Mapping Colorado: Why It’s Time to Update Your Regional Knowledge of the State
Most people in Colorado break the state into about three buckets: the Front Range, the Western Slope, and "the mountains." That's it. That's the whole mental map.
Geologists, though?
They carved the state into eight distinct sections, and honestly, it makes sense once you see it.

The Big Five You Should Know
According to the Colorado Geological Survey, the state's five main geological regions are the Great Plains, the Southern Rocky Mountains, the Colorado Plateaus, the Wyoming Basin, and the Middle Rocky Mountains.
The Great Plains stretch the full length of the state, north to south, basically everything east of where the Rockies start climbing. Denver and Colorado Springs sit almost exactly on that boundary, which explains a lot about those cities if you think about it.
The Southern Rocky Mountains run the same north-south corridor, with Glenwood Springs on the western edge, tucking in counties like Eagle and Summit.
Here on the Western Slope, Grand Junction, Montrose, and Cortez all fall inside the Colorado Plateaus section.
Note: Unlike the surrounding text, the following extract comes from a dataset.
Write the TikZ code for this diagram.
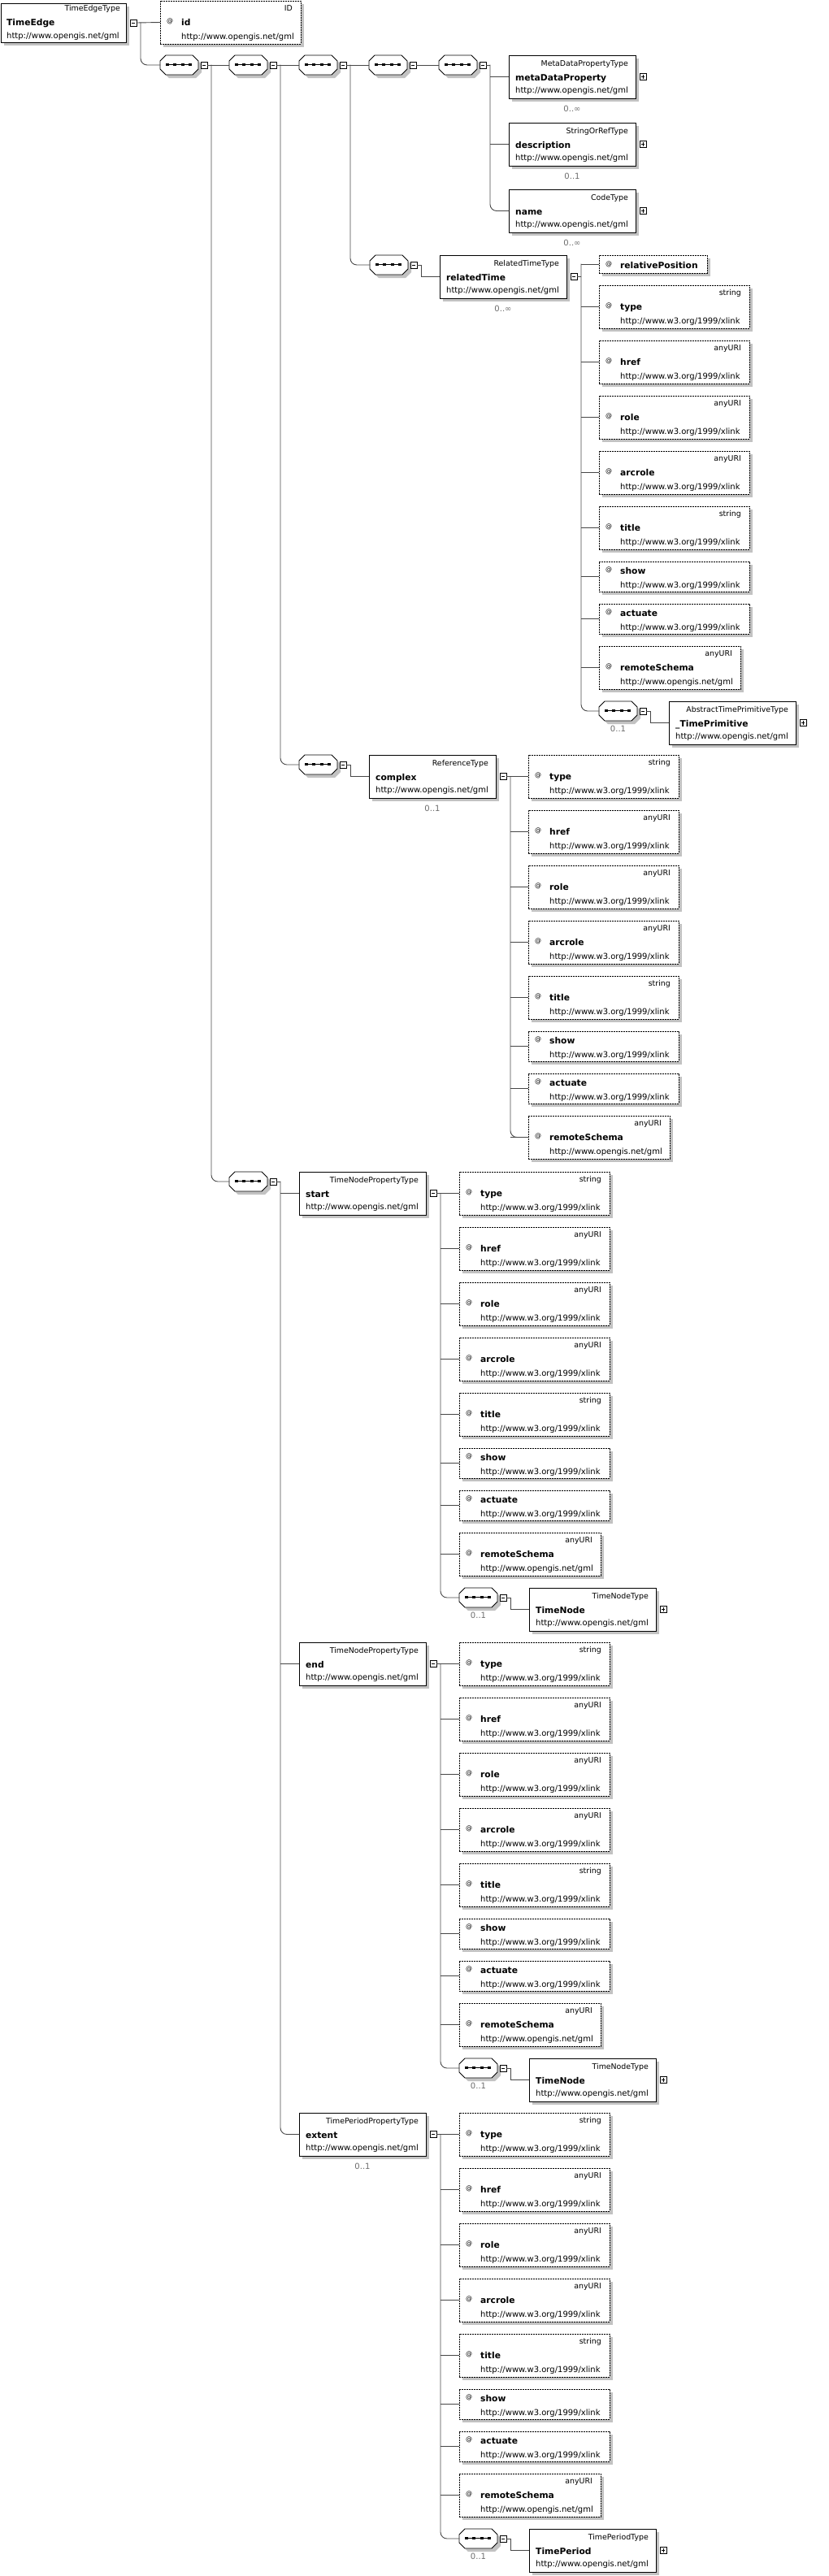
\documentclass[tikz,border=0pt]{standalone}
\usepackage{fontspec}
\setmainfont{DejaVu Sans}
\usetikzlibrary{shadows}
\definecolor{shd}{gray}{0.76}
\definecolor{lnc}{gray}{0.28}
\definecolor{mulc}{gray}{0.42}
\tikzset{
 boxbase/.style={draw=black, line width=0.9pt, fill=white, inner sep=0pt, outer sep=0pt,
   drop shadow={shadow xshift=4pt, shadow yshift=-4pt, fill=shd, opacity=1}},
 elshape/.style={boxbase, rectangle},
 atshape/.style={boxbase, rectangle, line width=1pt, dash pattern=on 1.7pt off 1.3pt},
 seqnode/.style={rectangle, inner sep=0pt, outer sep=0pt, minimum width=47pt, minimum height=24pt},
 pmbox/.style={draw=black, line width=0.7pt, fill=white, inner sep=0pt, outer sep=0pt, minimum size=8pt},
 conn/.style={draw=lnc, line width=0.9pt, line cap=rect},
 rc/.style={rounded corners=8pt},
 typetxt/.style={inner sep=0pt, font=\fontsize{9.4}{10}\selectfont},
 nametxt/.style={inner sep=0pt, font=\bfseries\fontsize{10.7}{12}\selectfont},
 urltxt/.style={inner sep=0pt, font=\fontsize{10}{11}\selectfont},
 attxt/.style={inner sep=0pt, font=\fontsize{8}{9}\selectfont},
 multxt/.style={inner sep=0pt, text=mulc, font=\fontsize{10}{11}\selectfont},
}
% element box: name, x, y, type, element name, url
\newcommand{\elbox}[6]{%
 \node[elshape, minimum width=156pt, minimum height=53pt, anchor=north west] (#1) at ({#2},{#3}) {};
 \path (#1.north east) ++(-9,13) node[typetxt, anchor=base east] (#1-t) {#4};
 \path (#1.north west) ++(8,31) node[nametxt, anchor=base west] (#1-n) {#5};
 \path (#1.north west) ++(8,46) node[urltxt, anchor=base west] (#1-u) {#6};
}
% attribute, three rows: name, x, y, width, type, attr name, url
\newcommand{\atc}[7]{%
 \node[atshape, minimum width=#4pt, minimum height=53pt, anchor=north west] (#1) at ({#2},{#3}) {};
 \path (#1.north east) ++(-10,12) node[typetxt, anchor=base east] (#1-t) {#5};
 \path (#1.north west) ++(8,27) node[attxt, anchor=base west] (#1-a) {@};
 \path (#1.north west) ++(26,30) node[nametxt, anchor=base west] (#1-n) {#6};
 \path (#1.north west) ++(26,47) node[urltxt, anchor=base west] (#1-u) {#7};
}
% attribute, two rows: name, x, y, width, attr name, url
\newcommand{\atb}[6]{%
 \node[atshape, minimum width=#4pt, minimum height=37pt, anchor=north west] (#1) at ({#2},{#3}) {};
 \path (#1.north west) ++(8,12) node[attxt, anchor=base west] (#1-a) {@};
 \path (#1.north west) ++(26,15) node[nametxt, anchor=base west] (#1-n) {#5};
 \path (#1.north west) ++(26,32) node[urltxt, anchor=base west] (#1-u) {#6};
}
% attribute, one row: name, x, y, width, attr name
\newcommand{\ata}[5]{%
 \node[atshape, minimum width=#4pt, minimum height=22pt, anchor=north west] (#1) at ({#2},{#3}) {};
 \path (#1.north west) ++(8,13) node[attxt, anchor=base west] (#1-a) {@};
 \path (#1.north west) ++(26,16) node[nametxt, anchor=base west] (#1-n) {#5};
}
% sequence compositor: name, x, y
\newcommand{\seqq}[3]{%
 \begin{scope}[shift={({#2},{#3})}]
 \fill[shd] (11,4)--(44,4)--(51,11)--(51,21)--(44,28)--(11,28)--(4,21)--(4,11)--cycle;
 \filldraw[fill=white, draw=black, line width=0.9pt] (7,0)--(40,0)--(47,7)--(47,17)--(40,24)--(7,24)--(0,17)--(0,7)--cycle;
 \draw[line width=0.9pt] (7,11.5)--(39,11.5);
 \foreach \q in {9,18,28,37} {\fill ({\q-1.8},9.7) rectangle ({\q+1.8},13.3);}
 \node[seqnode, anchor=north west] (#1) at (0,0) {};
 \end{scope}
}
% minus / plus boxes: name, owner, gap
\newcommand{\minusb}[3]{%
 \path (#2.east) ++(#3,0) node[pmbox, anchor=west] (#1) {};
 \draw[line width=0.8pt] ([xshift=1.8pt]#1.west) -- ([xshift=-1.8pt]#1.east);
 \coordinate (#1t) at ([xshift=5pt]#1.east);
}
\newcommand{\plusb}[3]{%
 \path (#2.east) ++(#3,0) node[pmbox, anchor=west] (#1) {};
 \draw[line width=0.8pt] ([xshift=1.8pt]#1.west) -- ([xshift=-1.8pt]#1.east);
 \draw[line width=0.8pt] ([yshift=1.8pt]#1.south) -- ([yshift=-1.8pt]#1.north);
}
% multiplicity label: name, owner, text, offset
\newcommand{\mult}[4]{%
 \node[multxt, anchor=base] (#1) at ([yshift=-#4pt]#2.south) {#3};
}
% xlink attribute group: prefix, x, y
\newcommand{\xlgroup}[3]{%
 \atc{#1type}{#2}{#3}{185}{string}{type}{http://www.w3.org/1999/xlink}
 \atc{#1href}{#2}{#3+68}{185}{anyURI}{href}{http://www.w3.org/1999/xlink}
 \atc{#1role}{#2}{#3+136}{185}{anyURI}{role}{http://www.w3.org/1999/xlink}
 \atc{#1arcrole}{#2}{#3+204}{185}{anyURI}{arcrole}{http://www.w3.org/1999/xlink}
 \atc{#1title}{#2}{#3+272}{185}{string}{title}{http://www.w3.org/1999/xlink}
 \atb{#1show}{#2}{#3+340}{185}{show}{http://www.w3.org/1999/xlink}
 \atb{#1actuate}{#2}{#3+392}{185}{actuate}{http://www.w3.org/1999/xlink}
 \atc{#1remoteSchema}{#2}{#3+444}{174}{anyURI}{remoteSchema}{http://www.opengis.net/gml}
}
\newcommand{\xlconn}[2]{%
 \foreach \s in {type,href,role,arcrole,title,show,actuate,remoteSchema} {\draw[conn] (#2 |- #1\s.west) -- (#1\s.west);}
}
\begin{document}
\begin{tikzpicture}[x=1pt,y=-1pt]
\useasboundingbox (0,0) rectangle (1020,3170);

% ---------- root ----------
\node[elshape, minimum width=154pt, minimum height=48pt, anchor=north west] (te) at (1,4) {};
\path (te.north east) ++(-7,9) node[typetxt, anchor=base east] (te-t) {TimeEdgeType};
\path (te.north west) ++(7,27) node[nametxt, anchor=base west] (te-n) {TimeEdge};
\path (te.north west) ++(7,43) node[urltxt, anchor=base west] (te-u) {http://www.opengis.net/gml};
\minusb{tem}{te}{5}
\atc{idat}{197}{1}{173}{ID}{id}{http://www.opengis.net/gml}

% ---------- sequence chain ----------
\seqq{seq1}{197}{68} \minusb{seq1m}{seq1}{3}
\seqq{seq2}{282}{68} \minusb{seq2m}{seq2}{3}
\seqq{seq3}{368}{68} \minusb{seq3m}{seq3}{3}
\seqq{seq4}{454}{68} \minusb{seq4m}{seq4}{3}
\seqq{seq5}{540}{68} \minusb{seq5m}{seq5}{3}

\elbox{mdp}{626}{68}{MetaDataPropertyType}{metaDataProperty}{http://www.opengis.net/gml} \plusb{mdpp}{mdp}{5}
\mult{mdpx}{mdp}{0..∞}{16}
\elbox{desc}{626}{151}{StringOrRefType}{description}{http://www.opengis.net/gml} \plusb{descp}{desc}{5}
\mult{descx}{desc}{0..1}{16}
\elbox{nm}{626}{233}{CodeType}{name}{http://www.opengis.net/gml} \plusb{nmp}{nm}{5}
\mult{nmx}{nm}{0..∞}{16}

% ---------- relatedTime ----------
\seqq{seqR}{455}{314} \minusb{seqRm}{seqR}{3}
\elbox{rt}{541}{314}{RelatedTimeType}{relatedTime}{http://www.opengis.net/gml} \minusb{rtm}{rt}{5}
\mult{rtx}{rt}{0..∞}{16}
\ata{rpos}{737}{314}{133}{relativePosition}
\xlgroup{rt}{737}{351}
\seqq{seqTP}{737}{863} \minusb{seqTPm}{seqTP}{3}
\mult{seqTPx}{seqTP}{0..1}{13.5}
\elbox{tp}{823}{863}{AbstractTimePrimitiveType}{\_TimePrimitive}{http://www.opengis.net/gml} \plusb{tpp}{tp}{5}

% ---------- complex ----------
\seqq{seqC}{368}{929} \minusb{seqCm}{seqC}{3}
\elbox{cx}{454}{929}{ReferenceType}{complex}{http://www.opengis.net/gml} \minusb{cxm}{cx}{5}
\mult{cxx}{cx}{0..1}{16}
\xlgroup{cx}{650}{929}

% ---------- start / end / extent ----------
\seqq{seqA}{282}{1442} \minusb{seqAm}{seqA}{3}

\elbox{st}{368}{1442}{TimeNodePropertyType}{start}{http://www.opengis.net/gml} \minusb{stm}{st}{5}
\xlgroup{st}{565}{1442}
\seqq{stseq}{565}{1954} \minusb{stseqm}{stseq}{3}
\mult{stseqx}{stseq}{0..1}{13.5}
\elbox{sttn}{651}{1954}{TimeNodeType}{TimeNode}{http://www.opengis.net/gml} \plusb{sttnp}{sttn}{5}

\elbox{en}{368}{2021}{TimeNodePropertyType}{end}{http://www.opengis.net/gml} \minusb{enm}{en}{5}
\xlgroup{en}{565}{2021}
\seqq{enseq}{565}{2533} \minusb{enseqm}{enseq}{3}
\mult{enseqx}{enseq}{0..1}{13.5}
\elbox{entn}{651}{2533}{TimeNodeType}{TimeNode}{http://www.opengis.net/gml} \plusb{entnp}{entn}{5}

\elbox{ex}{368}{2600}{TimePeriodPropertyType}{extent}{http://www.opengis.net/gml} \minusb{exm}{ex}{5}
\mult{exx}{ex}{0..1}{16}
\xlgroup{ex}{565}{2600}
\seqq{exseq}{565}{3112} \minusb{exseqm}{exseq}{3}
\mult{exseqx}{exseq}{0..1}{13.5}
\elbox{expd}{651}{3112}{TimePeriodType}{TimePeriod}{http://www.opengis.net/gml} \plusb{expdp}{expd}{5}

% ---------- connectors ----------
\draw[conn] (tem.east) -- (idat.west);
\draw[conn,rc] (temt) |- (seq1.west);

\draw[conn] (seq1m.east) -- (seq2.west);
\draw[conn,rc] (seq1mt) |- (seqA.west);

\draw[conn] (seq2m.east) -- (seq3.west);
\draw[conn,rc] (seq2mt) |- (seqC.west);

\draw[conn] (seq3m.east) -- (seq4.west);
\draw[conn,rc] (seq3mt) |- (seqR.west);

\draw[conn] (seq4m.east) -- (seq5.west);

\draw[conn] (seq5m.east) -- (seq5mt);
\draw[conn] (seq5mt |- mdp.west) -- (mdp.west);
\draw[conn] (seq5mt |- desc.west) -- (desc.west);
\draw[conn,rc] (seq5mt) |- (nm.west);

\draw[conn] (seqRm.east) -- (seqRmt) |- (rt.west);
\draw[conn] (rtm.east) -- (rtmt);
\draw[conn] (rtmt |- rpos.west) -- (rpos.west);
\xlconn{rt}{rtmt}
\draw[conn,rc] (rtmt |- rpos.west) |- (seqTP.west);
\draw[conn] (seqTPm.east) -- (seqTPmt) |- (tp.west);

\draw[conn] (seqCm.east) -- (seqCmt) |- (cx.west);
\draw[conn] (cxm.east) -- (cxtype.west);
\xlconn{cx}{cxmt}
\draw[conn,rc] (cxmt) |- (cxremoteSchema.west);

\draw[conn] (seqAm.east) -- (seqAmt);
\draw[conn] (seqAmt |- st.west) -- (st.west);
\draw[conn] (seqAmt |- en.west) -- (en.west);
\draw[conn,rc] (seqAmt) |- (ex.west);

\draw[conn] (stm.east) -- (sttype.west);
\xlconn{st}{stmt}
\draw[conn,rc] (stmt) |- (stseq.west);
\draw[conn] (stseqm.east) -- (stseqmt) |- (sttn.west);

\draw[conn] (enm.east) -- (entype.west);
\xlconn{en}{enmt}
\draw[conn,rc] (enmt) |- (enseq.west);
\draw[conn] (enseqm.east) -- (enseqmt) |- (entn.west);

\draw[conn] (exm.east) -- (extype.west);
\xlconn{ex}{exmt}
\draw[conn,rc] (exmt) |- (exseq.west);
\draw[conn] (exseqm.east) -- (exseqmt) |- (expd.west);

\end{tikzpicture}
\end{document}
That's the big red rock country most of us actually live in.
Craig and a tiny spot called Wilson Place sit up in the northwest, split between the Wyoming Basin and the Middle Rocky Mountains.
Read More: Living in a Postcard: Why Most Coloradans Haven’t Visited the State’s Top Bucket List Spots
Wait, There Are Sub-Regions Too?
Yep. The Great Plains section actually breaks down into three subprovinces.
The Colorado Piedmont covers most of the Front Range: Denver, Fort Collins, Colorado Springs, and Pueblo.
The High Plains run along the entire eastern border. The Raton Basin covers the southern edge near Trinidad.